GOAL
Filter the data below for the string "Write" and copy each matching line.

SUPPLIED RECORDS
** START **
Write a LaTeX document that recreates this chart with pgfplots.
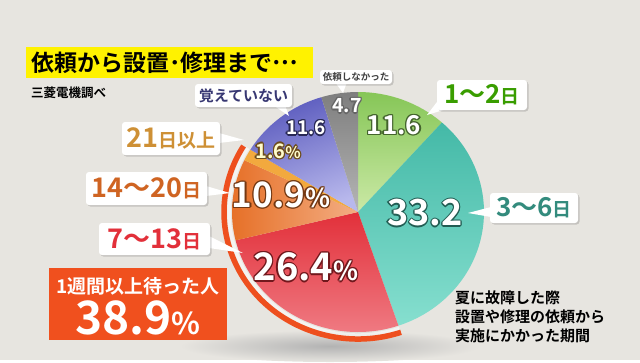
** END **
** START **
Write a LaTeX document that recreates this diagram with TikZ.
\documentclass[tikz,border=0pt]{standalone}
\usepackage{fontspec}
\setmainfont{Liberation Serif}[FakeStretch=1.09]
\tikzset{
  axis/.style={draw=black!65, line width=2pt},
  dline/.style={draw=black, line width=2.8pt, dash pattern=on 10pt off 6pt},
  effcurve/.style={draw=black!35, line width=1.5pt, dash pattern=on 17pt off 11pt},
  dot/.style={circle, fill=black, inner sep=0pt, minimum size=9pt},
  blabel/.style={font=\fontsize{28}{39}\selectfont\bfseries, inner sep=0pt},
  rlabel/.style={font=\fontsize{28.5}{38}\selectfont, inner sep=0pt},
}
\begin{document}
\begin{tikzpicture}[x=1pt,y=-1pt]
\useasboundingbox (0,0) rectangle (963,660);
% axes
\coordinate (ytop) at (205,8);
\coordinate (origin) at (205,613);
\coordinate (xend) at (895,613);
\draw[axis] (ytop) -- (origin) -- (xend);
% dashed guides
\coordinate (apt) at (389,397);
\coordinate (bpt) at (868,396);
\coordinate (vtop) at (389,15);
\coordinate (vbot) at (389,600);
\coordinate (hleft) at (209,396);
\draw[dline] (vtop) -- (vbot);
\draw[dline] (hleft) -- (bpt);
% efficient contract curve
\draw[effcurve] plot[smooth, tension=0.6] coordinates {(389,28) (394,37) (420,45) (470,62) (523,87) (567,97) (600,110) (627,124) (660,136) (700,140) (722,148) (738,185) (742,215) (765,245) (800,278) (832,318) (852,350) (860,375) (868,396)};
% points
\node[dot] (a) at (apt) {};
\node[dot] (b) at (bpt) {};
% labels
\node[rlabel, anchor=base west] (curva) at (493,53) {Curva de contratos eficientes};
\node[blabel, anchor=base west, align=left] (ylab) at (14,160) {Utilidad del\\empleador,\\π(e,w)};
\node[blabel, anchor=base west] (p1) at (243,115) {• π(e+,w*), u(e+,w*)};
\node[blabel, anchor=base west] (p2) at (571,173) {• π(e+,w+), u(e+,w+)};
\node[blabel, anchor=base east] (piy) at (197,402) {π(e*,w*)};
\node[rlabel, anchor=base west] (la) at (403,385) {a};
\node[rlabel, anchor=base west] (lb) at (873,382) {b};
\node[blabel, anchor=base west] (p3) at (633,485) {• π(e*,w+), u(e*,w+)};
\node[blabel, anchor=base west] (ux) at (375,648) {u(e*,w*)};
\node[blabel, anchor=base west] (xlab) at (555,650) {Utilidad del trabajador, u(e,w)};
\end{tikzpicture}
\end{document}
** END **
** START **
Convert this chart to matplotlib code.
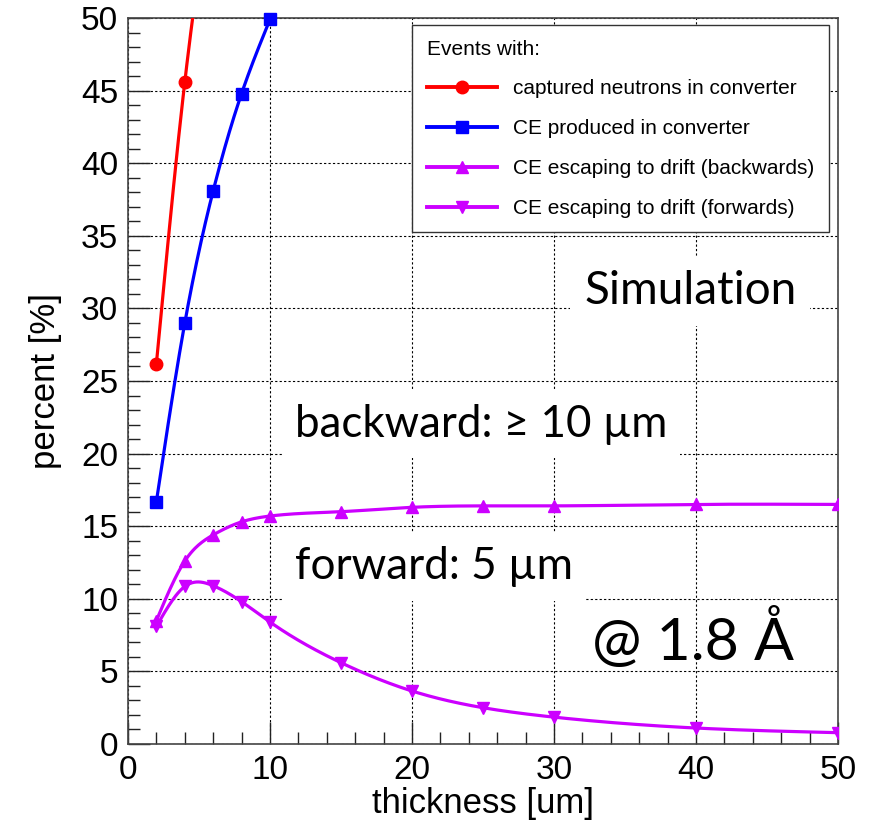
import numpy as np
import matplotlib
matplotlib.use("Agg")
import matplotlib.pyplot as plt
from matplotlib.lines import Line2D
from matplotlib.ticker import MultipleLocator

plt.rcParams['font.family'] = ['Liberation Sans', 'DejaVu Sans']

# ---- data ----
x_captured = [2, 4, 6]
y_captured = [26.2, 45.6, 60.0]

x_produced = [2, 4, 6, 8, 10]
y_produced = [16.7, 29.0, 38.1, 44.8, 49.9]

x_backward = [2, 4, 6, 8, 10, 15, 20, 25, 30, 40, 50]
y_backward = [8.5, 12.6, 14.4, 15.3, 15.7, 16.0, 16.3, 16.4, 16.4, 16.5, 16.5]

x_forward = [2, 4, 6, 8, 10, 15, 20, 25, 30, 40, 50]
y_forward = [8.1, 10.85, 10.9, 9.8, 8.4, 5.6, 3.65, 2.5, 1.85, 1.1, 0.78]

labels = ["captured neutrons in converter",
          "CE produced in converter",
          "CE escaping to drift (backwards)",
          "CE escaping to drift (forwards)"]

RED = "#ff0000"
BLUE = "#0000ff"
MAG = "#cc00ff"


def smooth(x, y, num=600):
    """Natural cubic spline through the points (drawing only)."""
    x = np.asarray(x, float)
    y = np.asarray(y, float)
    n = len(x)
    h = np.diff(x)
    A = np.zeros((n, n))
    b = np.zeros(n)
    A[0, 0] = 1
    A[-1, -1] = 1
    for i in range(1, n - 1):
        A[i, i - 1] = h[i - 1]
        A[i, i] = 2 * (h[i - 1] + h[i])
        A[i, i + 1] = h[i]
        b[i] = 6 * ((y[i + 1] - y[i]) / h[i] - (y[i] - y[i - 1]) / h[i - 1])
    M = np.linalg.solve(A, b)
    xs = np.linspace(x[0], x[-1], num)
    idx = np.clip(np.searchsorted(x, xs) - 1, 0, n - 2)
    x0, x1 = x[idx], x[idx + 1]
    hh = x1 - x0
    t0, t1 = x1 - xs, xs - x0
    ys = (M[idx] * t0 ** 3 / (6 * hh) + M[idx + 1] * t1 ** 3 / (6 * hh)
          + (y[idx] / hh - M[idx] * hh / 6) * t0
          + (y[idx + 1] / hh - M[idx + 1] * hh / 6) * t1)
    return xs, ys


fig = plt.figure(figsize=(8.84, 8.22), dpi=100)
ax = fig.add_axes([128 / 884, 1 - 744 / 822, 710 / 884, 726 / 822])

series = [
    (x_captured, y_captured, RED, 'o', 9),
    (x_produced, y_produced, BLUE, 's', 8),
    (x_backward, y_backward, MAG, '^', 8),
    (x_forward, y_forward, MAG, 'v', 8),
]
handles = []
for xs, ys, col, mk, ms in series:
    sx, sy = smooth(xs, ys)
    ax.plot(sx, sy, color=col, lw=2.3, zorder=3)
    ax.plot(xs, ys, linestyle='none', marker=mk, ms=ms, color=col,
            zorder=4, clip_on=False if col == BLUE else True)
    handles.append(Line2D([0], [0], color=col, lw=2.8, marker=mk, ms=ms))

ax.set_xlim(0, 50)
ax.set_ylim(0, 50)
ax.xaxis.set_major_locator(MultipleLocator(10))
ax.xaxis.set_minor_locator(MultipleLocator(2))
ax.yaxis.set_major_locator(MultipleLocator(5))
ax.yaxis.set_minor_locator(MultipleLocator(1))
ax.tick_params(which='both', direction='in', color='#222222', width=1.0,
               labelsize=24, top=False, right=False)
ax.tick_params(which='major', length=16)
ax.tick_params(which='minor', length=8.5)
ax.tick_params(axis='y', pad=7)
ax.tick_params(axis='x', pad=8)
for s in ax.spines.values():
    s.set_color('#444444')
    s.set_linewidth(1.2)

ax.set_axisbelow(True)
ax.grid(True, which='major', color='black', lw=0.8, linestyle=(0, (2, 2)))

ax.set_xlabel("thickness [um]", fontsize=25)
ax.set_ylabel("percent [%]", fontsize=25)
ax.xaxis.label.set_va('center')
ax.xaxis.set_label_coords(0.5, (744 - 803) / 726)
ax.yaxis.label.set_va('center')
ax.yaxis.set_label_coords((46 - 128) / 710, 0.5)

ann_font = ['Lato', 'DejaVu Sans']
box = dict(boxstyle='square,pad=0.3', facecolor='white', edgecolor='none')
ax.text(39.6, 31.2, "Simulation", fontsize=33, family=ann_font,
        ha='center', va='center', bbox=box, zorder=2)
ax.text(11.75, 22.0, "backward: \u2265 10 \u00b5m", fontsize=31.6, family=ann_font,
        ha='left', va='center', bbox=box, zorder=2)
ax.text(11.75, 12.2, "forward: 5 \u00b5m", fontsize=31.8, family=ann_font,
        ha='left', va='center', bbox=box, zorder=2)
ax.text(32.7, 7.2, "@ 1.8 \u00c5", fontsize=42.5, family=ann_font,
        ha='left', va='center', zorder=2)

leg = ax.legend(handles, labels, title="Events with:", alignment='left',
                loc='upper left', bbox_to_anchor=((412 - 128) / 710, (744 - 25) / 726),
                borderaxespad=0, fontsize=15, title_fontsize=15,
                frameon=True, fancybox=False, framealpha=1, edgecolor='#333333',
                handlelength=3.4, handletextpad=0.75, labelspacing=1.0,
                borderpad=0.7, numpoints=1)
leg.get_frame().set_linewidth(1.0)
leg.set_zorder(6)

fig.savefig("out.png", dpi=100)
** END **
SOLUTION FOR THIS EXERCISE
Write a LaTeX document that recreates this chart with pgfplots.
Write a LaTeX document that recreates this diagram with TikZ.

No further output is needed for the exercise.